Josh Pacewicz is a professor at Brown University. He is a graduate of the Sociology Department at the University of Chicago, where he also worked as Associate Editor of the American Journal of Sociology and spent two years at Stanford University as an ASA Postdoctoral Fellow on the Current Economic Crisis. Pacewicz is currently completing a book manuscript based on this research entitled Partisans and Partners: The Politics of the Post-Industrial Economy, which is under contract with the University of Chicago Press.

Honorable Mention

This year, the SER Best Paper Prize Committee has decided to discern the paper “Tenuous Link: Labour Market Institutions and Unemployment in Advanced and New Market Economies” (SER vol. 11, no. 4, p.739-769), by Sabina Avdagic and Paola Salardi, as meritorious of an honorable mention. The SER Best Paper Prize Committee declared that both this and the winning paper “represented state of the art research. Each in their own different ways combined methodological rigor with carefully posed research questions that probed deeply into substantively important socio-economic phenomena. And each developed provocative findings and arguments, opening up new lines of research.”

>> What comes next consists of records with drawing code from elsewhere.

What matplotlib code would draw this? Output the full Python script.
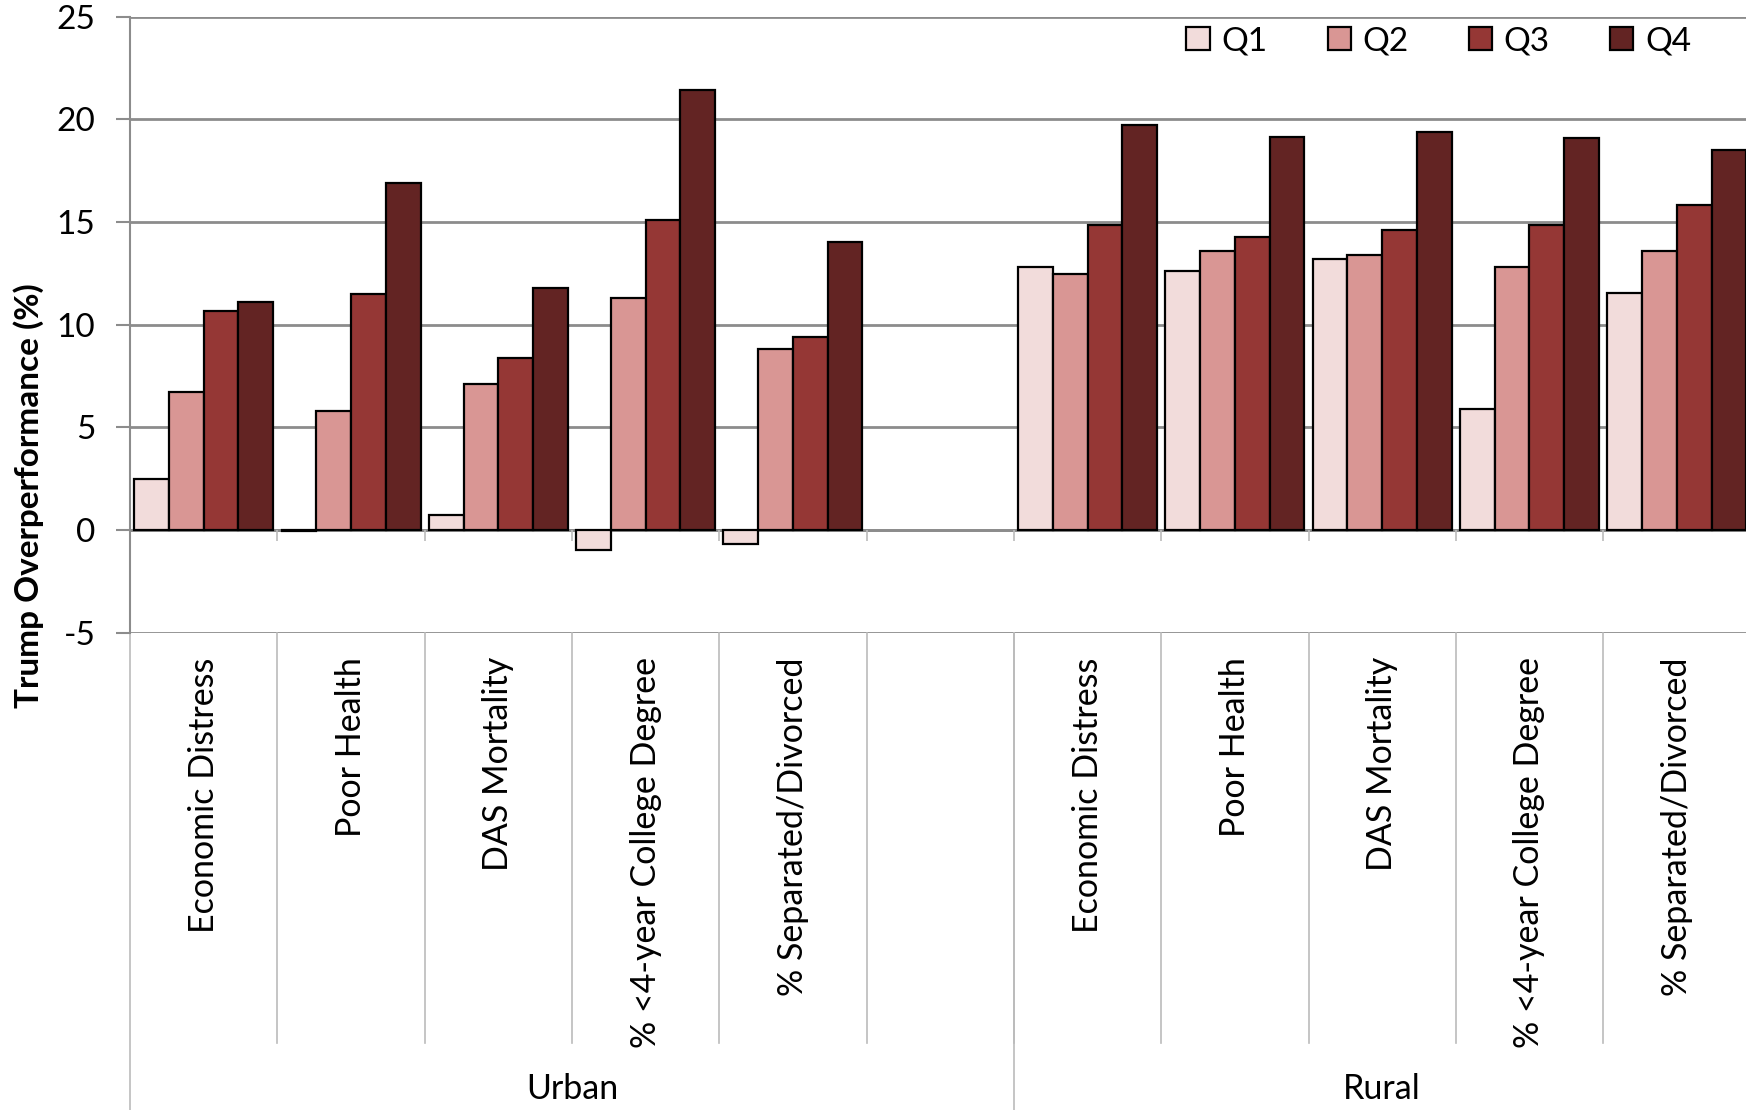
import matplotlib
matplotlib.use("Agg")
import matplotlib.pyplot as plt
import matplotlib.transforms as mtransforms
import numpy as np

plt.rcParams['font.family'] = ['Lato', 'DejaVu Sans']

groups = ['Urban', 'Rural']
measures = ['Economic Distress', 'Poor Health', 'DAS Mortality',
            '% <4-year College Degree', '% Separated/Divorced']
quartiles = ['Q1', 'Q2', 'Q3', 'Q4']

# values per quartile, measures in order, for urban then rural
urban_q1 = [2.5, -0.05, 0.75, -0.95, -0.7]
urban_q2 = [6.7, 5.8, 7.1, 11.3, 8.8]
urban_q3 = [10.65, 11.5, 8.4, 15.1, 9.4]
urban_q4 = [11.1, 16.9, 11.8, 21.45, 14.05]
rural_q1 = [12.8, 12.6, 13.2, 5.9, 11.55]
rural_q2 = [12.45, 13.6, 13.4, 12.8, 13.6]
rural_q3 = [14.85, 14.25, 14.6, 14.85, 15.85]
rural_q4 = [19.7, 19.15, 19.4, 19.1, 18.5]

colors = ['#F2DCDB', '#D99694', '#953735', '#632423']
grid_gray = '#8C8C8C'

# slots: 5 urban, one empty, 5 rural
urban_x = np.arange(5)
rural_x = np.arange(6, 11)
series = [(urban_q1, rural_q1), (urban_q2, rural_q2),
          (urban_q3, rural_q3), (urban_q4, rural_q4)]

fig = plt.figure(figsize=(17.46, 11.10), dpi=100)
ax = fig.add_axes([0.0745, 0.430, 0.9255, 0.555])

width = 0.236
for k, (u, r) in enumerate(series):
    off = (k - 1.5) * width
    ax.bar(np.concatenate([urban_x, rural_x]) + off, u + r, width,
           color=colors[k], edgecolor='black', linewidth=1.6,
           label=quartiles[k], zorder=3)

ax.set_xlim(-0.5, 10.47)
ax.set_ylim(-5, 25)
ax.set_yticks(np.arange(-5, 26, 5))
ax.set_yticklabels([str(v) for v in range(-5, 26, 5)], fontsize=24)
ax.yaxis.grid(True, color=grid_gray, linewidth=2, zorder=0)
ax.tick_params(axis='y', length=10, width=1.5, color=grid_gray, pad=15)
ax.set_xticks([])
for s in ['top', 'right', 'bottom']:
    ax.spines[s].set_visible(False)
ax.spines['left'].set_color(grid_gray)
ax.spines['left'].set_linewidth(1.5)

# zero line with small ticks between categories
ax.axhline(0, color=grid_gray, linewidth=2, zorder=2)
bounds = np.arange(0.5, 10.5, 1.0)
ax.vlines(bounds, -0.55, 0, color='#BBBBBB', linewidth=1.2, zorder=2)

ax.set_ylabel('Trump Overperformance (%)', fontsize=24, fontweight='bold')
ax.yaxis.set_label_coords(-0.053, 0.222)

# category table under the plot
trans = mtransforms.blended_transform_factory(ax.transData, ax.transAxes)
y_lab_top = (632.5 - 657) / 616
y_div_end = (632.5 - 1043) / 616
y_grp = (632.5 - 1089) / 616
y_bottom = (632.5 - 1110) / 616
for b in bounds:
    ax.plot([b, b], [0, y_div_end], transform=trans, color='#BBBBBB',
            linewidth=1.2, clip_on=False)
for b in [-0.5, 5.5]:
    ax.plot([b, b], [0, y_bottom], transform=trans, color='#BBBBBB',
            linewidth=1.2, clip_on=False)

for xs in (urban_x, rural_x):
    for x, m in zip(xs, measures):
        ax.text(x, y_lab_top, m, transform=trans, rotation=90, ha='center',
                va='top', fontsize=24.5, clip_on=False)

ax.text(2.5, y_grp, groups[0], transform=trans, ha='center', va='center',
        fontsize=24.5)
ax.text(8.0, y_grp, groups[1], transform=trans, ha='center', va='center',
        fontsize=24.5)

ax.legend(loc='center', bbox_to_anchor=(0.824, 0.963),
          bbox_transform=fig.transFigure, ncol=4, frameon=False,
          fontsize=24, handlelength=0.7, handleheight=0.7,
          handletextpad=0.35, columnspacing=1.8)

fig.savefig('out.png', dpi=100)
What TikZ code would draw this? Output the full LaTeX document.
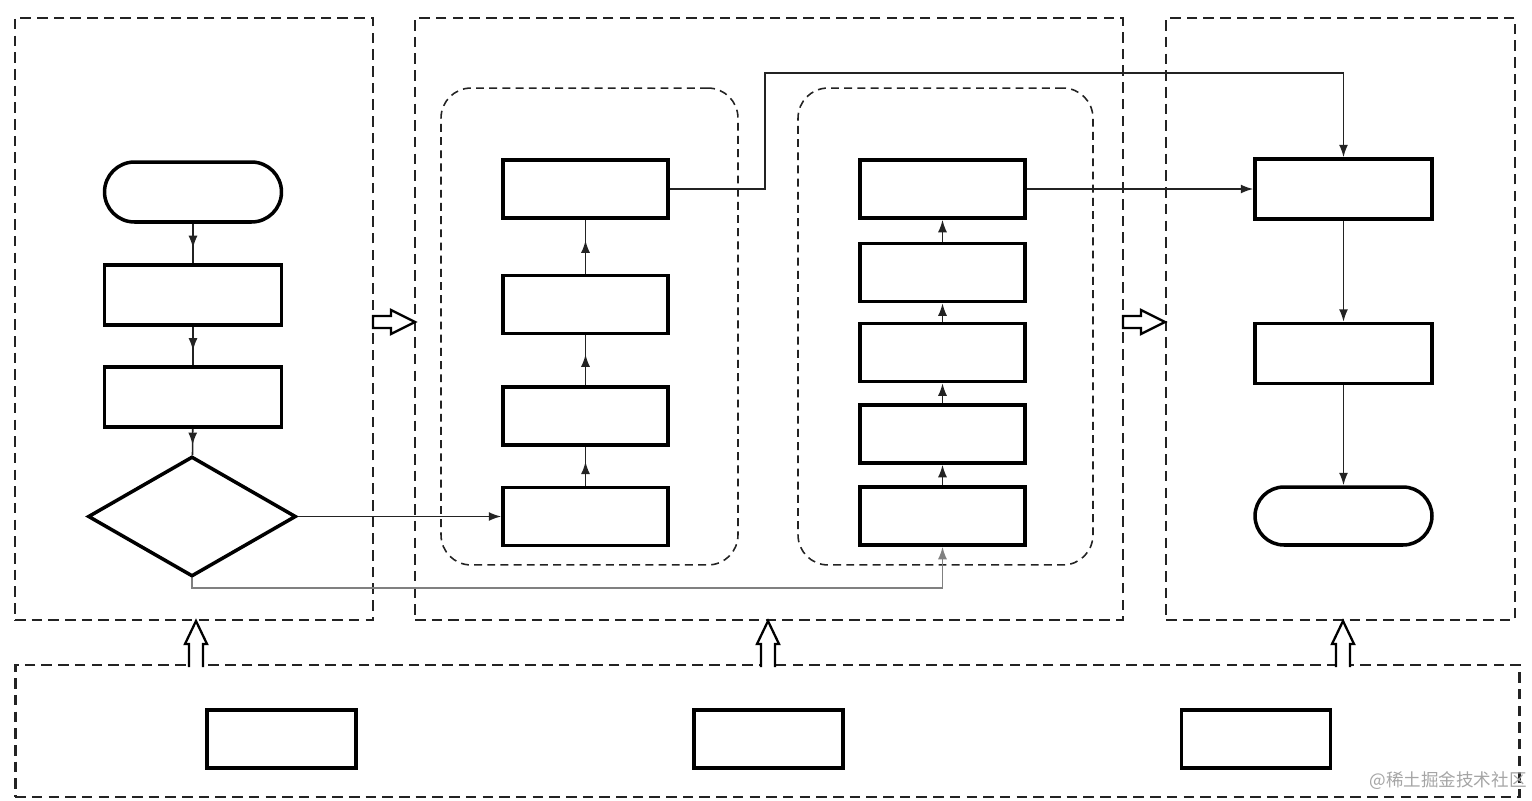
\documentclass[tikz,border=0pt]{standalone}
\usepackage{fontspec}
\usepackage{tikz}
\usetikzlibrary{shapes.geometric, arrows.meta, decorations.markings}
\newfontfamily\cjk{Noto Sans CJK SC}
\definecolor{inkgray}{RGB}{35,35,35}
\definecolor{markgray}{RGB}{165,165,165}

\begin{document}
\begin{tikzpicture}[x=0.02cm, y=-0.02cm,
  panel/.style={rectangle, draw=inkgray, line width=1.6pt, dash pattern=on 6pt off 3.5pt,
              minimum height=12.04cm, inner sep=0},
  group/.style={rectangle, draw=inkgray, line width=0.9pt, dash pattern=on 4.5pt off 3pt,
              rounded corners=0.6cm, minimum width=5.94cm, minimum height=9.54cm, inner sep=0},
  proc/.style={rectangle, draw, line width=2pt, minimum width=3.3cm, minimum height=1.16cm, inner sep=0},
  wideproc/.style={proc, minimum width=3.54cm, minimum height=1.2cm},
  term/.style={wideproc, rounded corners=0.6cm},
  decide/.style={diamond, draw, line width=2pt, minimum width=4.16cm, minimum height=2.4cm, inner sep=0},
  link/.style={draw=inkgray, line width=0.9pt},
  arrow/.style={link, -{Latex[length=2.5mm, width=1.8mm]}},
  midarrow/.style={link, postaction={decorate}, decoration={markings,
              mark=at position 0.62 with {\arrow{Latex[length=2.5mm, width=1.8mm]}}}},
  bigup/.pic={\draw[line width=1.3pt, fill=white] (-7,0) -- (-7,-23) -- (-11,-23) -- (0,-46)
              -- (11,-23) -- (7,-23) -- (7,0);},
  bigright/.pic={\draw[line width=1.3pt, fill=white] (0,-6) -- (18,-6) -- (18,-12) -- (42,0)
              -- (18,12) -- (18,6) -- (0,6) -- cycle;}
]
\useasboundingbox (0,0) rectangle (1532,801);

% panels
\node[panel, minimum width=7.16cm] (pin) at (194,319) {};
\node[panel, minimum width=14.16cm] (pmid) at (769,319) {};
\node[panel, minimum width=6.98cm] (pout) at (1340.5,319) {};
\node[panel, minimum width=30.1cm, minimum height=2.64cm] (pbase) at (767.5,731) {};
\node[group] (grpa) at (589.5,326.5) {};
\node[group, minimum width=5.9cm] (grpb) at (945.5,326.5) {};

% left column
\node[term] (start) at (193,192) {};
\node[wideproc] (lfirst) at (193,295) {};
\node[wideproc] (lsecond) at (193,397) {};
\node[decide] (check) at (192,516.5) {};

% middle, first group
\node[proc] (aone) at (585.5,189) {};
\node[proc] (atwo) at (585.5,304.5) {};
\node[proc] (athree) at (585.5,416) {};
\node[proc] (afour) at (585.5,516.5) {};

% middle, second group
\node[proc] (bone) at (942.5,189) {};
\node[proc] (btwo) at (942.5,272.5) {};
\node[proc] (bthree) at (942.5,352.5) {};
\node[proc] (bfour) at (942.5,434) {};
\node[proc] (bfive) at (942.5,516) {};

% right column
\node[wideproc] (rone) at (1343.5,189) {};
\node[wideproc] (rtwo) at (1343.5,353.5) {};
\node[term, minimum height=1.16cm, rounded corners=0.58cm] (stop) at (1343.5,516) {};

% base boxes
\node[proc, minimum width=2.98cm] (baseone) at (281.5,739) {};
\node[proc, minimum width=2.98cm] (basetwo) at (768.5,739) {};
\node[proc, minimum width=2.98cm] (basethree) at (1256,739) {};

% hollow arrows
\pic at (373,322) {bigright};
\pic at (1123,322) {bigright};
\pic at (196,667) {bigup};
\pic at (768,667) {bigup};
\pic at (1343,667) {bigup};

% arrows
\draw[midarrow] (start) -- (lfirst);
\draw[midarrow] (lfirst) -- (lsecond);
\draw[midarrow] (lsecond) -- (check);
\draw[arrow] (check.east) -- (afour.west);
\draw[arrow, draw=gray] (check.south) -- ++(0,10) -| (bfive.south);
\draw[midarrow] (afour) -- (athree);
\draw[midarrow] (athree) -- (atwo);
\draw[midarrow] (atwo) -- (aone);
\draw[arrow] (bfive) -- (bfour);
\draw[arrow] (bfour) -- (bthree);
\draw[arrow] (bthree) -- (btwo);
\draw[arrow] (btwo) -- (bone);
\coordinate (bend) at (765,73);
\draw[arrow] (aone.east) -| (bend) -| (rone.north);
\draw[arrow] (bone.east) -- (rone.west);
\draw[arrow] (rone) -- (rtwo);
\draw[arrow] (rtwo) -- (stop);

\node[anchor=east, text=markgray, font=\cjk\fontsize{10}{12}\selectfont, inner sep=0] (mark) at (1527,781) {@稀土掘金技术社区};
\end{tikzpicture}
\end{document}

We are delighted to announce that Hasan Kirmangolu and Cem Baslevent (Department of Economics, Istanbul Bilgi University) have won the SER Best Article Prize for the best submitted article published in the previous year: “Using Basic Personal Values to Test Theories of Union Memberships” (SER vol. 10, no. 4), which can be read online here. The annual Socio Economic Review prize recognizes the best article of the year and comes with a $1,000 award.


Using data from the fourth round of the European Social Survey, we investigate the determinants of the individual union membership decision, focusing on the role of dispositional—as opposed to situational—factors. We argue that the battery of items in Schwartz’s (1992) theory of basic personal values is relevant in the context of unionism and can be used to test the validity of certain elements of existing theories. We further claim that the use of basic values in this context is an effective way of operationalizing the role of societal interests embedded in the rational choice explanations for union membership. The econometric work—which features a three-way outcome variable identifying current, former and never-members—reveals that, along with socio-demographic, ideological, firm-level and sectoral characteristics, basic values are closely related to union membership status. While higher self-transcendence and conservation scores are associated with a greater likelihood of being a current member, higher openness-to-change and self-enhancement scores have the opposite effect.


We are delighted to announce that Pil Ho Kim has won the fourth annual prize for the best submitted article published in the previous year: “The East Asian Welfare State Debate and Surrogate Social Policy: An Exploratory Study on Japan and South Korea” (SER vol. 8, no.3). Pil will be honored at the awards ceremony on Friday evening.


The welfare states in East Asia have been widely considered underdeveloped. Since the definition and measurements of social policy and the welfare state are subject to change depending on the specific historical, political and economic context, the welfare underdevelopment thesis deserves scrutiny. In Japan, Korea and Taiwan, agricultural protection and enterprise welfare, among others, have been surrogates of conventional welfare policies. As a way of critically engaging in the debate over the East Asian welfare model, this paper focuses on these two areas of surrogate social policy and explores their empirical basis with the OECD data on Japan and Korea. The result shows that surrogate social policy measures such as producer support estimates for agricultural protection and mandatory private social spending for enterprise welfare add up to make a difference between the East Asian countries and the other OECD members. This suggests a distinct political-economic model for East Asian social welfare.